What happens when you give 20 students and 20 riders
a selection of axes, spades, rakes and shovels, and turn them loose in a field of mud?
The answer is obvious – they build a cyclocross course! And in just one hour!
Working towards a common goal – in the mud
Turn a bunch of pro cyclists and cycling students loose on a field of mud and you will end up with a cyclocross course. The riders from the Israel Start-Up Nation team and the students of the Gino Bartali Youth Leadership School did just that last week, working together to create not only a parcourse for the kids, but also to create a bond with the kids and show them the values of teamwork.
The team visited the Gino Bartali Youth Leadership School during its training camp in Israel, last week. After having lunch with the kids, cyclists who are full-time students as well, and getting the chance to chat with them in a casual environment, everyone headed out to a cleared field, which recent rains had turned into mud.
They were divided into three teams, one each to build fences, fix the climb, and loosen the sand pits. Everyone donned rubber boots, grabbed their axes or spades, and went to work – the kids side-by-side with their cycling heroes.
Within an hour the parcourse was ready! After a few practice laps, the “race” started. Pros alternated on bikes with the kids – regardless of size – and took off. At least one of the pros managed to go face first into the mud, too much laughter from his teammates. Several riders went around the course several times or stood on the course to help the kids through the difficulties.
The day’s results? A new parcourse was built, yes, but more importantly, the students got to meet real pro cyclists, and see that they were not afraid to work hard and to get dirty doing so.
German Andre Greipel was a prime example, spending much of his time picking up garbage from the field and filling up bag after bag. “We are building a cyclocross parcourse for the kids so they can get to know cycling in a really nice way, because cyclocross is one of the best ways you can practice your skills on the bike.”
Admitting it was a team-building exercise like he has “never done before” in his career, he also said it was a fun day, and the smiles on everyone’s faces afterwards proved his point.
Greipel also praised the educational facilities. “As a parent I know how important education is for kids and if my kids would go to a school like that and get these chances and possibilities, I think I would like to see that.”

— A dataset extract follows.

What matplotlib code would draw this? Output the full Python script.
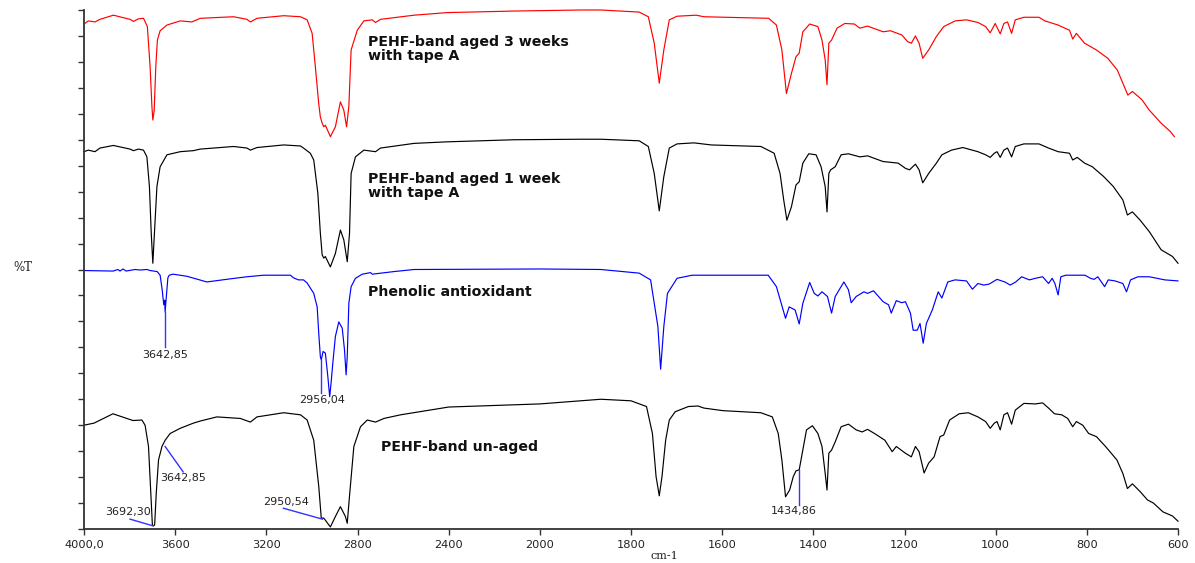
import numpy as np
import matplotlib
matplotlib.use("Agg")
import matplotlib.pyplot as plt

# ---------------- data (wavenumber cm-1, %T on an arbitrary 0-100 stacked scale) ----------------
aged_3w = [(4000, 97.3), (3981, 97.9), (3952, 97.7), (3930, 98.2), (3871, 99.0), (3798, 98.2), (3783, 97.8),
           (3761, 98.3), (3739, 98.4), (3722, 96.8), (3710, 89.1), (3702, 81.4), (3698, 78.8), (3692, 80.7),
           (3685, 89.1), (3678, 94.2), (3666, 96.0), (3636, 97.1), (3578, 97.9), (3527, 97.7), (3490, 98.4),
           (3344, 98.7), (3285, 98.2), (3270, 97.7), (3241, 98.4), (3124, 98.9), (3050, 98.7), (3021, 98.1),
           (2999, 95.5), (2985, 89.1), (2970, 81.9), (2963, 79.4), (2955, 78.2), (2948, 77.5), (2941, 77.8),
           (2919, 75.6), (2897, 77.5), (2875, 82.3), (2860, 80.7), (2848, 77.5), (2838, 81.4), (2828, 92.3),
           (2801, 96.1), (2772, 97.9), (2735, 98.1), (2721, 97.6), (2699, 98.2), (2552, 99.0), (2406, 99.5),
           (2113, 99.8), (1910, 100.0), (1866, 100.0), (1782, 99.6), (1762, 98.7), (1749, 93.6), (1738, 85.9),
           (1728, 92.3), (1716, 98.1), (1699, 98.8), (1657, 99.0), (1640, 98.7), (1498, 98.4), (1481, 97.1),
           (1469, 92.3), (1459, 83.9), (1448, 87.8), (1438, 91.0), (1431, 91.7), (1423, 95.8), (1408, 97.3),
           (1390, 96.8), (1381, 94.2), (1374, 90.4), (1370, 85.6), (1366, 93.6), (1360, 94.2), (1348, 96.5),
           (1331, 97.4), (1310, 97.3), (1298, 96.5), (1281, 96.9), (1247, 95.8), (1231, 96.0), (1206, 95.2),
           (1193, 93.9), (1185, 93.6), (1176, 95.0), (1168, 93.6), (1160, 90.7), (1147, 92.3), (1130, 94.9),
           (1114, 96.8), (1089, 97.9), (1064, 98.1), (1039, 97.6), (1022, 96.8), (1012, 95.6), (1001, 97.4),
           (990, 95.4), (982, 97.4), (974, 97.7), (965, 95.5), (957, 98.1), (938, 98.6), (905, 98.6),
           (892, 97.9), (863, 97.1), (838, 96.1), (831, 94.4), (823, 95.5), (805, 93.6), (779, 92.3),
           (754, 90.7), (733, 88.4), (721, 85.9), (710, 83.6), (700, 84.3), (679, 82.7), (663, 80.7),
           (637, 78.2), (617, 76.6), (608, 75.6)]

aged_1w = [(4000, 72.7), (3981, 73.0), (3952, 72.7), (3930, 73.4), (3871, 73.9), (3798, 73.2), (3783, 72.9),
           (3761, 73.2), (3739, 73.0), (3724, 71.7), (3713, 66.0), (3705, 57.0), (3698, 51.2), (3691, 57.0),
           (3680, 66.0), (3666, 69.8), (3636, 72.1), (3578, 72.7), (3520, 72.9), (3490, 73.2), (3344, 73.7),
           (3285, 73.4), (3270, 73.0), (3241, 73.5), (3124, 74.0), (3050, 73.8), (3037, 73.4), (3007, 72.4),
           (2992, 71.1), (2974, 64.7), (2963, 57.0), (2955, 52.8), (2948, 52.2), (2941, 52.5), (2919, 50.5),
           (2897, 53.1), (2875, 57.6), (2860, 55.7), (2845, 51.5), (2835, 57.0), (2828, 68.5), (2809, 71.7),
           (2772, 73.0), (2721, 72.7), (2699, 73.4), (2552, 74.3), (2406, 74.6), (2113, 75.0), (1910, 75.1),
           (1866, 75.1), (1782, 74.8), (1762, 73.7), (1749, 68.5), (1738, 61.3), (1728, 67.9), (1716, 73.4),
           (1699, 74.2), (1662, 74.4), (1624, 74.0), (1515, 73.7), (1486, 72.4), (1473, 68.5), (1465, 63.4),
           (1458, 59.5), (1448, 62.1), (1438, 66.3), (1431, 66.9), (1423, 70.5), (1410, 72.3), (1394, 72.1),
           (1383, 69.8), (1374, 66.0), (1370, 61.1), (1366, 68.5), (1362, 69.2), (1352, 69.8), (1339, 72.1),
           (1323, 72.3), (1298, 71.7), (1281, 71.9), (1247, 70.8), (1214, 70.5), (1198, 69.5), (1189, 69.2),
           (1176, 70.3), (1168, 69.2), (1160, 66.7), (1147, 68.5), (1130, 70.5), (1118, 72.1), (1097, 73.0),
           (1072, 73.5), (1039, 72.7), (1022, 72.1), (1012, 71.6), (1003, 72.4), (997, 72.7), (990, 71.6),
           (982, 73.0), (974, 73.4), (965, 71.7), (957, 73.7), (938, 74.2), (905, 74.2), (884, 73.4),
           (863, 72.7), (838, 72.4), (831, 71.1), (821, 71.6), (805, 70.5), (788, 69.8), (763, 67.9),
           (742, 66.0), (721, 63.4), (711, 60.5), (700, 61.1), (683, 59.5), (663, 57.3), (637, 53.8),
           (612, 52.5), (600, 51.2)]

phenolic = [(4000, 49.8), (3872, 49.7), (3851, 50.0), (3842, 49.7), (3829, 50.1), (3815, 49.7), (3776, 50.0),
            (3754, 49.9), (3723, 50.0), (3710, 49.8), (3679, 49.6), (3666, 48.9), (3657, 46.1), (3650, 43.2),
            (3646, 44.1), (3644, 41.8), (3640, 44.1), (3632, 48.4), (3626, 48.9), (3609, 49.1), (3549, 48.7),
            (3461, 47.6), (3358, 48.2), (3285, 48.6), (3213, 48.9), (3094, 48.9), (3081, 48.4), (3059, 48.0),
            (3037, 48.0), (3021, 47.4), (2992, 45.4), (2977, 42.8), (2970, 37.7), (2963, 33.2), (2959, 32.6),
            (2951, 34.2), (2941, 33.9), (2930, 29.3), (2922, 25.5), (2916, 28.1), (2907, 32.6), (2897, 37.1),
            (2882, 39.9), (2867, 38.7), (2857, 34.5), (2850, 29.7), (2845, 33.2), (2838, 43.5), (2828, 46.7),
            (2809, 48.3), (2779, 49.1), (2743, 49.4), (2735, 49.1), (2640, 49.6), (2552, 50.0), (2000, 50.1),
            (1866, 50.0), (1782, 49.3), (1757, 48.0), (1741, 39.0), (1735, 30.8), (1728, 39.0), (1720, 45.4),
            (1699, 48.3), (1666, 48.9), (1499, 48.9), (1481, 46.7), (1461, 40.6), (1453, 42.8), (1440, 42.2),
            (1431, 39.5), (1423, 43.5), (1408, 47.5), (1398, 45.4), (1390, 44.9), (1381, 45.7), (1369, 44.8),
            (1360, 41.6), (1352, 44.8), (1333, 47.6), (1323, 46.1), (1317, 43.6), (1306, 44.8), (1289, 45.7),
            (1281, 45.4), (1268, 45.9), (1247, 43.8), (1235, 43.2), (1229, 41.6), (1218, 44.0), (1206, 43.6),
            (1198, 43.8), (1187, 41.6), (1181, 38.3), (1172, 38.3), (1166, 39.6), (1159, 35.8), (1152, 39.6),
            (1139, 42.2), (1126, 45.7), (1118, 44.5), (1105, 47.6), (1089, 48.0), (1064, 47.8), (1051, 46.2),
            (1039, 47.3), (1026, 47.0), (1014, 47.2), (997, 48.1), (980, 47.6), (968, 47.0), (956, 47.6),
            (943, 48.6), (926, 48.0), (913, 48.3), (897, 48.6), (884, 47.3), (876, 48.3), (870, 47.3),
            (863, 45.1), (857, 48.6), (846, 48.9), (804, 48.9), (792, 48.3), (784, 48.1), (776, 48.6),
            (761, 46.7), (753, 48.0), (738, 47.8), (721, 47.3), (713, 45.7), (704, 48.0), (688, 48.6),
            (663, 48.6), (629, 48.0), (600, 47.8)]

unaged = [(4000, 20.0), (3956, 20.4), (3873, 22.2), (3785, 20.9), (3746, 21.0), (3732, 20.0), (3717, 15.9),
          (3707, 6.9), (3700, 0.8), (3695, 0.6), (3690, 0.8), (3683, 6.9), (3673, 13.3), (3658, 15.9),
          (3644, 17.1), (3622, 18.4), (3578, 19.4), (3520, 20.4), (3490, 20.8), (3417, 21.6), (3314, 21.3),
          (3270, 20.6), (3241, 21.6), (3124, 22.4), (3050, 22.0), (3021, 21.0), (2992, 17.1), (2970, 8.2),
          (2959, 2.1), (2948, 2.1), (2919, 0.4), (2897, 2.4), (2875, 4.3), (2853, 2.4), (2845, 1.1),
          (2834, 6.9), (2816, 15.9), (2787, 19.7), (2757, 21.0), (2721, 20.6), (2684, 21.3), (2611, 22.0),
          (2400, 23.5), (2000, 24.1), (1866, 25.0), (1800, 24.7), (1766, 23.6), (1753, 18.4), (1745, 10.1),
          (1738, 6.4), (1732, 10.1), (1724, 17.1), (1716, 21.0), (1703, 22.6), (1674, 23.6), (1653, 23.7),
          (1640, 23.3), (1598, 22.8), (1515, 22.4), (1490, 21.6), (1477, 18.4), (1469, 13.3), (1461, 6.2),
          (1452, 7.5), (1444, 10.1), (1438, 11.2), (1431, 11.4), (1423, 15.2), (1415, 19.1), (1402, 19.9),
          (1390, 18.4), (1381, 15.9), (1374, 10.7), (1370, 7.5), (1366, 14.6), (1360, 15.2), (1352, 16.8),
          (1339, 19.7), (1323, 20.2), (1306, 19.1), (1293, 18.7), (1281, 19.2), (1264, 18.3), (1243, 17.1),
          (1227, 14.9), (1218, 15.9), (1198, 14.6), (1185, 13.9), (1176, 15.9), (1168, 14.9), (1157, 10.8),
          (1147, 12.7), (1135, 13.9), (1122, 17.8), (1114, 18.1), (1101, 21.0), (1080, 22.2), (1060, 22.4),
          (1039, 21.6), (1022, 20.7), (1012, 19.4), (1003, 20.4), (997, 20.7), (990, 19.1), (982, 22.0),
          (974, 22.4), (965, 20.2), (957, 22.9), (938, 24.2), (913, 24.1), (897, 24.3), (884, 23.3),
          (871, 22.2), (855, 22.0), (842, 21.3), (831, 19.7), (823, 20.7), (809, 20.0), (796, 18.4),
          (779, 17.8), (759, 15.9), (734, 13.3), (721, 10.7), (711, 7.8), (700, 8.7), (683, 7.2),
          (667, 5.6), (654, 5.0), (633, 3.3), (612, 2.5), (600, 1.5)]

series_labels = ["PEHF-band aged 3 weeks\nwith tape A", "PEHF-band aged 1 week\nwith tape A",
                 "Phenolic antioxidant", "PEHF-band un-aged"]
series_colors = ["#ff0000", "#000000", "#0000ff", "#000000"]

x_ticks = [4000, 3600, 3200, 2800, 2400, 2000, 1800, 1600, 1400, 1200, 1000, 800, 600]
x_tick_labels = ["4000,0", "3600", "3200", "2800", "2400", "2000", "1800", "1600", "1400",
                 "1200", "1000", "800", "600"]

# peak annotations: (label, line start (wn, T), line end (wn, T), text centre (wn, T))
peak_notes = [
    ("3642,85", (3644, 41.8), (3644, 35.1), (3644, 33.5)),
    ("2956,04", (2959, 32.6), (2959, 26.2), (2957, 24.9)),
    ("3692,30", (3798, 1.9), (3697, 0.6), (3807, 3.3)),
    ("3642,85", (3644, 15.9), (3565, 11.0), (3565, 9.8)),
    ("2950,54", (3125, 4.0), (2954, 1.9), (3112, 5.2)),
    ("1434,86", (1431, 11.4), (1431, 4.6), (1442, 3.5)),
]

# ---------------- figure ----------------
W, H = 1195, 563
fig = plt.figure(figsize=(W / 100, H / 100), dpi=100)
ax = fig.add_axes([84 / W, 34 / H, (1178 - 84) / W, (529 - 10) / H])


def fwd(w):
    w = np.asarray(w, dtype=float)
    return np.where(w >= 2000, 1000 + (w - 2000) / 2.0, w - 1000)


def inv(u):
    u = np.asarray(u, dtype=float)
    return np.where(u >= 1000, 2000 + 2.0 * (u - 1000), u + 1000)


ax.set_xscale("function", functions=(fwd, inv))
ax.set_xlim(4000, 600)
ax.set_ylim(0, 100)

for data, col in zip([aged_3w, aged_1w, phenolic, unaged], series_colors):
    arr = np.array(data, dtype=float)
    ax.plot(arr[:, 0], arr[:, 1], color=col, lw=0.85, solid_joinstyle="round", clip_on=False)

# series labels
label_pos = [(2752, 92.5), (2752, 66.0), (2756, 45.7), (2699, 15.8)]
for txt, (wx, ty) in zip(series_labels, label_pos):
    ax.text(wx, ty, txt, fontsize=10.2, fontweight="bold", family="DejaVu Sans",
            ha="left", va="center", linespacing=1.0, color="#111111")

# peak annotations
for txt, p0, p1, pt in peak_notes:
    ax.plot([p0[0], p1[0]], [p0[1], p1[1]], color="#3333ff", lw=1.0, clip_on=False)
    ax.text(pt[0], pt[1], txt, fontsize=8, family="DejaVu Sans", ha="center", va="center",
            color="#222222")

# axes styling
for s in ("top", "right"):
    ax.spines[s].set_visible(False)
for s in ("left", "bottom"):
    ax.spines[s].set_color("#333333")
    ax.spines[s].set_linewidth(1.3)

ax.set_xticks(x_ticks)
ax.set_xticklabels(x_tick_labels)
ax.minorticks_off()
ax.set_yticks(np.arange(0, 101, 5))
ax.set_yticklabels([])
ax.tick_params(axis="x", direction="out", length=4, width=1, color="#333333",
               labelsize=8.2, labelcolor="#222222", pad=4)
ax.tick_params(axis="y", direction="out", length=4, width=1, color="#333333")

fig.text(23 / W, 1 - 267 / H, "%T", family="DejaVu Serif", fontsize=8.5, ha="center", va="center",
         color="#222222")
fig.text(664 / W, 1 - 556 / H, "cm-1", family="DejaVu Serif", fontsize=8, ha="center", va="center",
         color="#222222")

fig.savefig("out.png", dpi=100, facecolor="white")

His comments acknowledged that there was much more to the afternoon than having fun and riding bikes in the mud. It was also about tolerance, hard work and co-operation.
The School is named for Gino Bartali, the Italian star who won multiple Grand Tours in the 1930s and 1940s, and risked his life in helping to save Jews in Italy during World War II, risking his life for those he did not know.

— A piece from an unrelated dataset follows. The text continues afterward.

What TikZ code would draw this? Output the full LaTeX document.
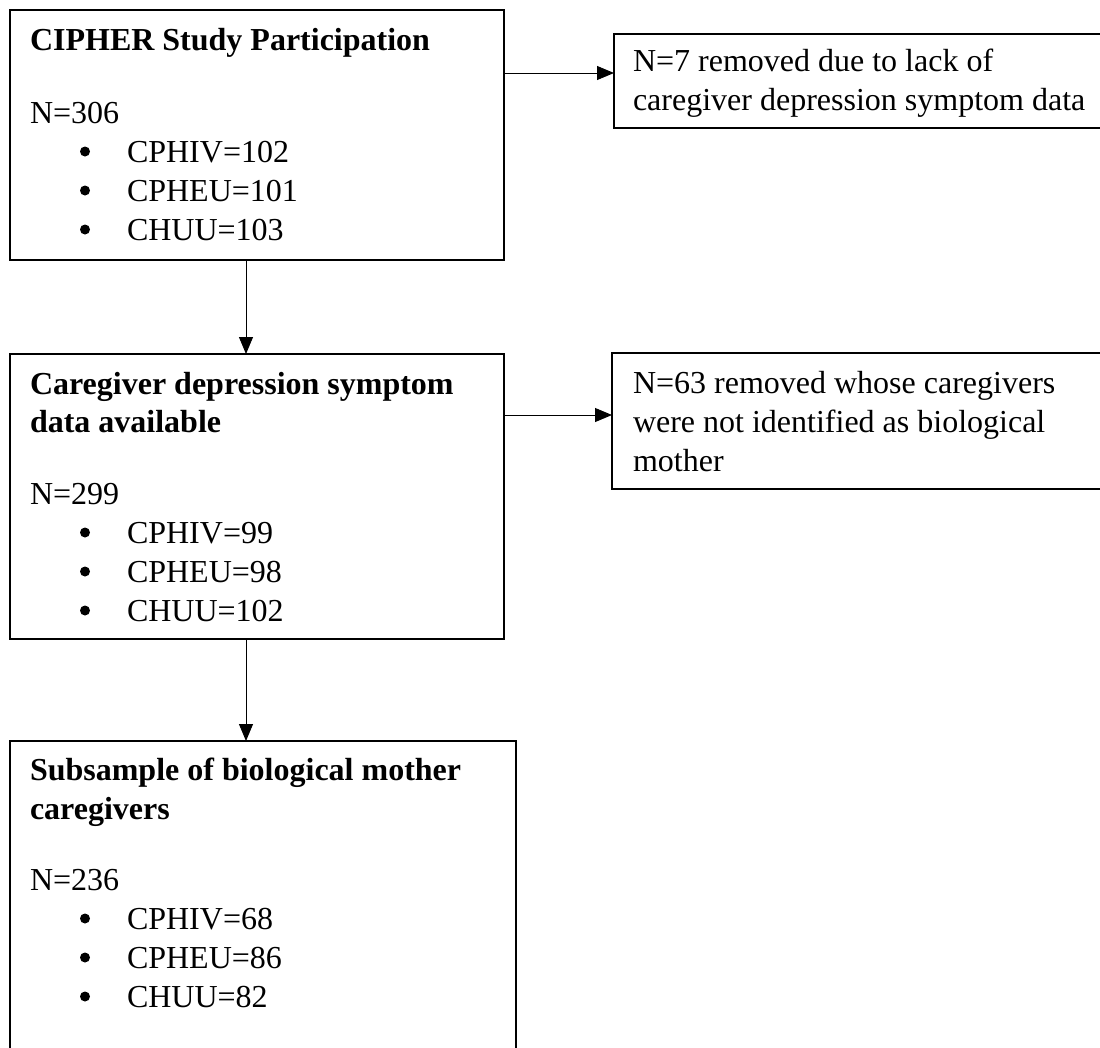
\documentclass[tikz,border=0pt]{standalone}
\usepackage{fontspec}
\setmainfont{Liberation Serif}
\usetikzlibrary{arrows.meta}
\tikzset{
  box/.style={draw=black, line width=1.2pt, anchor=north west, inner sep=0pt, outer sep=0pt},
  txt/.style={anchor=base west, inner sep=0pt, outer sep=0pt, font=\fontsize{32}{39}\selectfont},
  bul/.style={circle, fill=black, inner sep=0pt, outer sep=0pt, minimum size=10pt},
  arr/.style={draw=black, line width=1pt, -{Triangle[length=17pt,width=14pt]}}
}
\begin{document}
\begin{tikzpicture}[x=1pt,y=-1pt]
\useasboundingbox (0,0) rectangle (1100,1047);
\clip (0,0) rectangle (1100,1047);
\fill[white] (0,0) rectangle (1100,1047);
% boxes
\node[box, minimum width=494pt, minimum height=250pt] (b1) at (10,10) {};
\node[box, minimum width=490pt, minimum height=94pt] (b2) at (614,34) {};
\node[box, minimum width=494pt, minimum height=285pt] (b3) at (10,354) {};
\node[box, minimum width=492pt, minimum height=136pt] (b4) at (612,353) {};
\node[box, minimum width=506pt, minimum height=330pt] (b5) at (10,741) {};
% box 1 text
\node[txt] (t1a) at (30,50) {\textbf{CIPHER Study Participation}};
\node[txt] (t1n) at (30,123) {N=306};
\node[bul] (t1b1) at (85,151.5) {};
\node[bul] (t1b2) at (85,190.5) {};
\node[bul] (t1b3) at (85,229.5) {};
\node[txt] (t1i1) at (127,162) {CPHIV=102};
\node[txt] (t1i2) at (127,201) {CPHEU=101};
\node[txt] (t1i3) at (127,240) {CHUU=103};
% box 2 text
\node[txt] (t2a) at (633,71) {N=7 removed due to lack of};
\node[txt] (t2b) at (633,110) {caregiver depression symptom data};
% box 3 text
\node[txt] (t3a) at (30,394) {\textbf{Caregiver depression symptom}};
\node[txt] (t3b) at (30,432) {\textbf{data available}};
\node[txt] (t3n) at (30,504) {N=299};
\node[bul] (t3b1) at (85,532.5) {};
\node[bul] (t3b2) at (85,571.5) {};
\node[bul] (t3b3) at (85,610.5) {};
\node[txt] (t3i1) at (127,543) {CPHIV=99};
\node[txt] (t3i2) at (127,582) {CPHEU=98};
\node[txt] (t3i3) at (127,621) {CHUU=102};
% box 4 text
\node[txt] (t4a) at (633,393) {N=63 removed whose caregivers};
\node[txt] (t4b) at (633,432) {were not identified as biological};
\node[txt] (t4c) at (633,471) {mother};
% box 5 text
\node[txt] (t5a) at (30,780) {\textbf{Subsample of biological mother}};
\node[txt] (t5b) at (30,819) {\textbf{caregivers}};
\node[txt] (t5n) at (30,890) {N=236};
\node[bul] (t5b1) at (85,918.5) {};
\node[bul] (t5b2) at (85,957.5) {};
\node[bul] (t5b3) at (85,996.5) {};
\node[txt] (t5i1) at (127,929) {CPHIV=68};
\node[txt] (t5i2) at (127,968) {CPHEU=86};
\node[txt] (t5i3) at (127,1007) {CHUU=82};
% connectors
\draw[arr] ([xshift=236pt]b1.south west) -- ([xshift=236pt]b3.north west);
\draw[arr] ([xshift=236pt]b3.south west) -- ([xshift=236pt]b5.north west);
\coordinate (c1) at ([yshift=-63pt]b1.north east);
\draw[arr] (c1) -- (c1 -| b2.west);
\coordinate (c2) at ([yshift=-61pt]b3.north east);
\draw[arr] (c2) -- (c2 -| b4.west);
\end{tikzpicture}
\end{document}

The philosophy is three-pronged: doing good solely for the sake of doing good; working together to help one another; and working hard to achieve goals.
Those are not only the goals of the team and its riders, but also of the School. Now in its first year, its students are all cyclists ranging in age from 13 to 16, from a variety of religions and backgrounds. They board at the school and of course receive a regular full education, as well as instruction in road and track cycling as well as cyclocross and mountain biking.
Israel has no real culture of sport, and the school is part of an effort to introduce cycling to the country. Whether the young athletes continue in the sport professionally or simply learn the pleasures of exercise and movement, they will certainly benefit from the life skills and values they learn by living and working together with the sport.
The School is located in the Ben Shemen Youth Village, a boarding school founded in 1927 and with 420 students, ranging in age from 6 to 18. The youngest students are orphans or come from difficult family situations, whilst those who start attending at an older age may be seeking specific educational goals. Students come from various religions and nationalities, including refugees from the former Soviet Union and Ethiopia. Its most famous graduate is Shimon Peres, Nobel Peace Prize winner and former Prime Minister of Israel.
By the end of the day, the riders and students could look back on what they had achieved, together. And perhaps next July the kids will be watching the Tour de France on TV see the Israel Start-Up Nation riders and be able to boast, “I know them!”